Histories of copyright and plagiarism offer fascinating context for thinking about the status of unacknowledged, repurposed content in periodicals such as the Lady’s Magazine. Ultimately, however, their general failure to address periodicals as a genre leaves important questions hanging: How were eighteenth-century and Romantic periodicals understood to function in terms of copyright law? Were they, as the magazines themselves often claimed, a special case? And if so, is it at all appropriate to use a word like plagiarism in the same breath as periodicals.

Returning to Mazzeo’s helpful definition for a moment, I can’t really bring myself to do so for several reasons, only some of which I have space to elaborate below.

The first is the difficulty we sometimes experience in trying to establish the original iteration of a work we suspect has been published before it appeared in the Lady’s Magazine. In this digital age, it is, of course, much easier to find previously printed sources for magazine content through search engines or online databases than was once the case. (Note to self: remember, though, that the internet should not be mistaken for a complete archive.) Sometimes the answers obtained from such sources are only partly helpful, however. Often magazine contributions appeared simultaneously or near simultaneously in multiple periodicals. Finding out that a poem appeared in the Lady’s Magazine and the Town and Country (another Robinson publication) or The Gentleman’s Magazine (not a Robinson publication) in the same month tells us nothing about the originality of the work or what its author’s intentions for it were.

Then there is the imaginativeness that needs to be deployed to find some contributions we suspect might not be original to the magazine. Koenraad has already written about this and I hope will do so more as the project develops, but the inventiveness he shows in digitally searching for textual originals (omitting character names, as sometimes these were changed, or finding synonyms for keywords) knows no bounds. But it also leaves me pondering: if a text, while essentially the same in terms of argument, structure, subject or narrative, has names changed, parts excised or keywords altered, can it legitimately be called a plagiarism? Isn’t this a rewritten work. At the very least, while such changes may have be made wilfully, the ‘improvements’ made to the original certainly seem to leave its ‘author’ immune to the accusation of culpable plagiarism as defined by Mazzeo.

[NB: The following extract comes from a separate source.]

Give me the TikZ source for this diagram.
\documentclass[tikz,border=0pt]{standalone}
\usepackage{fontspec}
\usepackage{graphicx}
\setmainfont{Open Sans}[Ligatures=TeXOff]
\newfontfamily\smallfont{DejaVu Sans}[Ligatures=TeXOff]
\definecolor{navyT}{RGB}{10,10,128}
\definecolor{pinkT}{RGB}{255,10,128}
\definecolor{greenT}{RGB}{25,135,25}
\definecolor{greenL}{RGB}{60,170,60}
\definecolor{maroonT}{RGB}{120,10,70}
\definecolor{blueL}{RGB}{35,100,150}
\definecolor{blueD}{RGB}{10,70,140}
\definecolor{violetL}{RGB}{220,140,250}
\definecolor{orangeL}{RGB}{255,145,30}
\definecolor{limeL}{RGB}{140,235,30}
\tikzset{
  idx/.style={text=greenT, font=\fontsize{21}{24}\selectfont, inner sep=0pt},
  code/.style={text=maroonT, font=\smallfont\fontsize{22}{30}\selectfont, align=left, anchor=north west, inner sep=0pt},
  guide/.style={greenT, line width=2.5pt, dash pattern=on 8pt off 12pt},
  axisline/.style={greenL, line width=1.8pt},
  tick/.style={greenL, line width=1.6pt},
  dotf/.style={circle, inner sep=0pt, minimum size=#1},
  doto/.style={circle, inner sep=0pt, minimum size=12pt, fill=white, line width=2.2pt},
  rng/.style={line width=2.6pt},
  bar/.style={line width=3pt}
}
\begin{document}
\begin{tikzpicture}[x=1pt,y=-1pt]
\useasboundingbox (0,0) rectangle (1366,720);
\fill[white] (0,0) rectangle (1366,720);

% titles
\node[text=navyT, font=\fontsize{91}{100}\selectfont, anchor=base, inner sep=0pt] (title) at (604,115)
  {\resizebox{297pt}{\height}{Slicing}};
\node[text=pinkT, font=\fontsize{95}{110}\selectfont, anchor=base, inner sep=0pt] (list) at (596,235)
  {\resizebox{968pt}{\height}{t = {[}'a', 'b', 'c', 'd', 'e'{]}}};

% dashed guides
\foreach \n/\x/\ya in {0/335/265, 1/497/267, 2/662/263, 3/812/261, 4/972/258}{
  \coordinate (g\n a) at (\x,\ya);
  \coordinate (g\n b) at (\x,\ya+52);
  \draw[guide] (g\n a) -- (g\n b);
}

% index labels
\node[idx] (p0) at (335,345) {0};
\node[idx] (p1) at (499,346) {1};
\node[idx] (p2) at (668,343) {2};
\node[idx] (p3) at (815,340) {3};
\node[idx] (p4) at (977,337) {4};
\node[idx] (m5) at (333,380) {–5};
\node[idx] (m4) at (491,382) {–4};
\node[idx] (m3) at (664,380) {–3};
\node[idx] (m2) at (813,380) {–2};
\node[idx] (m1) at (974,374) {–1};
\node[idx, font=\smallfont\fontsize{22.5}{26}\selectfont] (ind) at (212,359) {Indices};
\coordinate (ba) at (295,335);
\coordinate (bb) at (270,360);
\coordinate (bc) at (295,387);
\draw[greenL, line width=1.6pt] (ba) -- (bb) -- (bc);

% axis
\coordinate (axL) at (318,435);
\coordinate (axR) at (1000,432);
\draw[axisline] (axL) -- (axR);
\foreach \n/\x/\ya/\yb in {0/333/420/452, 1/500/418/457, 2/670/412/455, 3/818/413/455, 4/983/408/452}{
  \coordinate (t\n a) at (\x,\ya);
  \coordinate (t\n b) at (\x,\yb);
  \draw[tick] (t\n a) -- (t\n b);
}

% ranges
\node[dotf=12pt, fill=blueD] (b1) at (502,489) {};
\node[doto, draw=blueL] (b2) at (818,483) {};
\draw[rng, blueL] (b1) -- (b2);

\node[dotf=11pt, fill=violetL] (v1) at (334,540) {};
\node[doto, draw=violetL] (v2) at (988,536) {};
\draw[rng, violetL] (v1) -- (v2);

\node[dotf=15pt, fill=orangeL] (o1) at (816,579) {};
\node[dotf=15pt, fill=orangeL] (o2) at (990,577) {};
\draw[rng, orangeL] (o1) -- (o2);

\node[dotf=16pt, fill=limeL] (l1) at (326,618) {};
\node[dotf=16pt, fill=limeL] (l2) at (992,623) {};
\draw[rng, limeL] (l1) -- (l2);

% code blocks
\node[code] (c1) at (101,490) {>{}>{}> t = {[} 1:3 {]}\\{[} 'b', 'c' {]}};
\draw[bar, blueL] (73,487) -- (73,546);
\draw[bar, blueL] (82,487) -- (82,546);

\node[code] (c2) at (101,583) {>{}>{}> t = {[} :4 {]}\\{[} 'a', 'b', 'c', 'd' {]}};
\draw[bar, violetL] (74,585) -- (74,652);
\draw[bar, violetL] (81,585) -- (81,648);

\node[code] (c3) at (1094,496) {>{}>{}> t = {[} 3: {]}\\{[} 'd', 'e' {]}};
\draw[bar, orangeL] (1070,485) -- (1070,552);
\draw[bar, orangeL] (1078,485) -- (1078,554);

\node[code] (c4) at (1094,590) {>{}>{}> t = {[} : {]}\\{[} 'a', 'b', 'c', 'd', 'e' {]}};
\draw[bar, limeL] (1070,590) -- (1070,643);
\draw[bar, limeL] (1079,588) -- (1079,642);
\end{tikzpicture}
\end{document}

Another reservation I have about the P-word when talking about magazines from this period is cultural. For one thing, we know that eighteenth-century novels constantly reworked each others plots, often relying upon readers’ recognition of stock character types or conventional names or plot devices to raise or subvert expectations that would excite readers’ sympathy, fear or horror. For another, intertextual referencing or allusion are commonplace in all textual genres throughout the period, and there was clearly a huge degree of tolerance for (cough-cough) variations in accuracy of citation.

But periodicals are, nonetheless, something of a special case. People reading eighteenth-century and Romantic magazines did not expect to be reading wholly original content. Nor did contributors to magazines always feel they had to be original in their submissions. A common type of submission to the Lady’s Magazine is what I refer to as the commonplace: of a reader who reads a book, the title of which they may or may not remember or disclose, or which they have found in another, sometimes unacknowledged publication, but they find particularly noteworthy for whatever reason and from which they excerpt extracts they send to the magazine for republication.

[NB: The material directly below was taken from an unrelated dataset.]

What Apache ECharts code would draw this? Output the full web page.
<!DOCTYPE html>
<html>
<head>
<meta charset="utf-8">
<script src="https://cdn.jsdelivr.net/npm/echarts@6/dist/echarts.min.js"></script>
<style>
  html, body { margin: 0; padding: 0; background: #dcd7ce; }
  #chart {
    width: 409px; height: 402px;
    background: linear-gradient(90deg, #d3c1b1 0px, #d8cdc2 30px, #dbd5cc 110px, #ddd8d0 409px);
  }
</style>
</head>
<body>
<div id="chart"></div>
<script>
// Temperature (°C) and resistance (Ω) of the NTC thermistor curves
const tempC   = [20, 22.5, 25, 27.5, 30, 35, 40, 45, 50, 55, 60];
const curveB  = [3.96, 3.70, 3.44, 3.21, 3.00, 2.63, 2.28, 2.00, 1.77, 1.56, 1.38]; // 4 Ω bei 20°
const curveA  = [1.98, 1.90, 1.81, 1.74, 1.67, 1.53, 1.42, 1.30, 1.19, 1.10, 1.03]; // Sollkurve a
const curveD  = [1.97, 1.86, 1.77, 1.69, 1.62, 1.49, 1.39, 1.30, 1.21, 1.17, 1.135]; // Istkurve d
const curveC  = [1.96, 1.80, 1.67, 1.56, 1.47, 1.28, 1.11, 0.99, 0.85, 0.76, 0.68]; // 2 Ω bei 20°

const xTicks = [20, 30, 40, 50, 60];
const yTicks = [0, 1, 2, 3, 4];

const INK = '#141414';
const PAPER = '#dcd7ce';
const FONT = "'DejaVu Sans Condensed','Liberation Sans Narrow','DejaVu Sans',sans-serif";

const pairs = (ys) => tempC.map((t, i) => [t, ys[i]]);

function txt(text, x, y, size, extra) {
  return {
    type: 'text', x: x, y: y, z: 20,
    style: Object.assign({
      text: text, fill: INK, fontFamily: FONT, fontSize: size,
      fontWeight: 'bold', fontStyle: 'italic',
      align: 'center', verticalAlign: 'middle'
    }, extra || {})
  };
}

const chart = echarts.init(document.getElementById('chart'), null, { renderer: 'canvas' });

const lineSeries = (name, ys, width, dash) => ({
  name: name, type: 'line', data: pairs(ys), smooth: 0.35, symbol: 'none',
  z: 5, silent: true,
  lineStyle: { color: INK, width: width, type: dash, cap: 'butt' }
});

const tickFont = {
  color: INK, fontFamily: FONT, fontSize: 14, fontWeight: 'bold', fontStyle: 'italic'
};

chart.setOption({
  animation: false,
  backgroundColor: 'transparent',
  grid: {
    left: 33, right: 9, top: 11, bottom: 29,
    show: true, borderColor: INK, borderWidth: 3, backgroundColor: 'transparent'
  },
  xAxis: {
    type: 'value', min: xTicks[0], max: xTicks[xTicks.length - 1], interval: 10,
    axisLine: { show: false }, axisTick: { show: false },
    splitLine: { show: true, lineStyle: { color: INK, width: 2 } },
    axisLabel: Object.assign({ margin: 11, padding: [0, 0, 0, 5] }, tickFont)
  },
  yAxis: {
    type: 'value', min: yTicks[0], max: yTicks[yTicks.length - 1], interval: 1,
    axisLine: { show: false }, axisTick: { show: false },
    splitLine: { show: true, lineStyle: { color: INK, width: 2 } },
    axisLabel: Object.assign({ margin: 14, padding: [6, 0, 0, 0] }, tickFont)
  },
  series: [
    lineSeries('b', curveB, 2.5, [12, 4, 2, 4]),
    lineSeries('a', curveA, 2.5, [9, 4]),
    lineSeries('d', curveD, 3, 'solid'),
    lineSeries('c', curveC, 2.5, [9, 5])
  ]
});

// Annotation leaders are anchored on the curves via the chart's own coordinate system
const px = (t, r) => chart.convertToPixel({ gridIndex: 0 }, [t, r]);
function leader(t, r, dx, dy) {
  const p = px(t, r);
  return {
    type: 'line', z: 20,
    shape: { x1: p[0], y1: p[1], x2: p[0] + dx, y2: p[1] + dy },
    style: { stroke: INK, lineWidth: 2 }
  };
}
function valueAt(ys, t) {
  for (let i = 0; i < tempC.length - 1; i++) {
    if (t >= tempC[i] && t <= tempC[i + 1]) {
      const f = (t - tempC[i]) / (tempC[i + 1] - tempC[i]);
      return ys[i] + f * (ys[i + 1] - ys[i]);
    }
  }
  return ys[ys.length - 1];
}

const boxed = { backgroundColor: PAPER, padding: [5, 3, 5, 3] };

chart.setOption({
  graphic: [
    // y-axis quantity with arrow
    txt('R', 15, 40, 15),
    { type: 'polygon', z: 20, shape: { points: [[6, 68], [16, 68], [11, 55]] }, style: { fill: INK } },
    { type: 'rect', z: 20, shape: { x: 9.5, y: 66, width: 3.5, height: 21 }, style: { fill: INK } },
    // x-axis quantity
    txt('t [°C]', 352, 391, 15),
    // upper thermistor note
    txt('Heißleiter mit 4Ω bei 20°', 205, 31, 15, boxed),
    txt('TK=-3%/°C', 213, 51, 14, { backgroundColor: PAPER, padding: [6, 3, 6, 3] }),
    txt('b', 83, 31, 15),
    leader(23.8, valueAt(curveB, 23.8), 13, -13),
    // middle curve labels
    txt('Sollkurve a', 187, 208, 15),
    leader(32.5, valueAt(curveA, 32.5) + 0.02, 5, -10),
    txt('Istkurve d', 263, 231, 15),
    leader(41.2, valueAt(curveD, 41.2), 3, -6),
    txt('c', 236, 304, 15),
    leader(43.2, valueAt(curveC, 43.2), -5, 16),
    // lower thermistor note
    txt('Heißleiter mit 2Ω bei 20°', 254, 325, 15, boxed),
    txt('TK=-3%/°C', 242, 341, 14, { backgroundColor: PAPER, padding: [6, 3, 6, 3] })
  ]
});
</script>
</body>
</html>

There are at least two possible ways of reading this practice. It could, and in some cases likely often was, a ruse, whereby staff writers used this convention to recycle already published material in a way that didn’t seem culpably plagiaristic. At other times, these may well have been genuine instances of readers wanting to share with others works they found particularly notable, relevant, or interesting and, in the process, implicitly to declare their own readerly credentials. These kinds of submissions are ones that I would like to return to in a future post. In this context, though, they speak to the widely perceived acceptability of repurposed content, repackaged by a third party, in contemporary magazines.

But I would go further than this. Generically, periodicals (especially magazines as opposed to, say, the essay-periodical) don’t work in the same way as other genres. If, as David Mazella has recently explained, the magazine is a genre, then it is a unique one, one that ‘by definition consumes other, smaller genres or microgenres and presents a temporally segmented selection of content on a regular basis’ [2]. When an extract from a previously published work – a biography, an anecdote, a meditation on good conduct – appear in extracted form in a magazine like the Lady’s,  it becomes something different from what it previously was. Whether it is ‘improved’ or not by its reiteration is a judgement call about which we might not all agree. Even so, it is surely true that the status of the extract, by virtue of its remediation within the magazine genre, is fundamentally different than in its original format even if its wording is substantively or even exactly the same. The Vindication of the Rights of Woman that appears in the Lady’s Magazine, a magazine that also published acknowledged extracts from works of James Fordyce, Dr. Gregory and Jean Jacques-Rousseau that Wollstonecraft held were paradigmatic of the degraded state of woman, is not the same work that Wollstonecraft penned. It reads differently.

These, and many other issues besides, have been discussed at length by the three of us in recent weeks as we establish our terminology for indicating repurposed / recycled / remediated / plagiarised material. It’s led to some lively debate and an extended conversation with some of our followers on Twitter on the @ladysmagazineproject feed and on my own personal Twitter feed (@jenniebatchelor).

Our resolution, for now at least, is to opt for the phrasing  ‘previously published’ to divest from our own terminology the legal and moral implications of the term plagiarism, which may well be anachronistic for our period, especially when referring to periodicals. The solution might seem cowardly or non-committal, but I don’t see it that way. Instead, I see it as a pragmatic, historically sensitive stance on an important issue. The question of why, I think, it matters so much is one I will return to in my next blog post in a few weeks’ time.

As always, I’d love to know your thoughts on this!

 

Jennie Batchelor

School of English

University of Kent

[1] Tilar J. Mazzeo, Plagiarism and Literary Property in the Romantic Period (Philadelphia: University of Pennsylvania Press, 2007).

[2] I am very grateful to Professor Mazella for sharing his paper ‘Temporality, Microgenres, Authorship and The Lady’s Magazine’, which was delivered at the ASECS 2015 conference.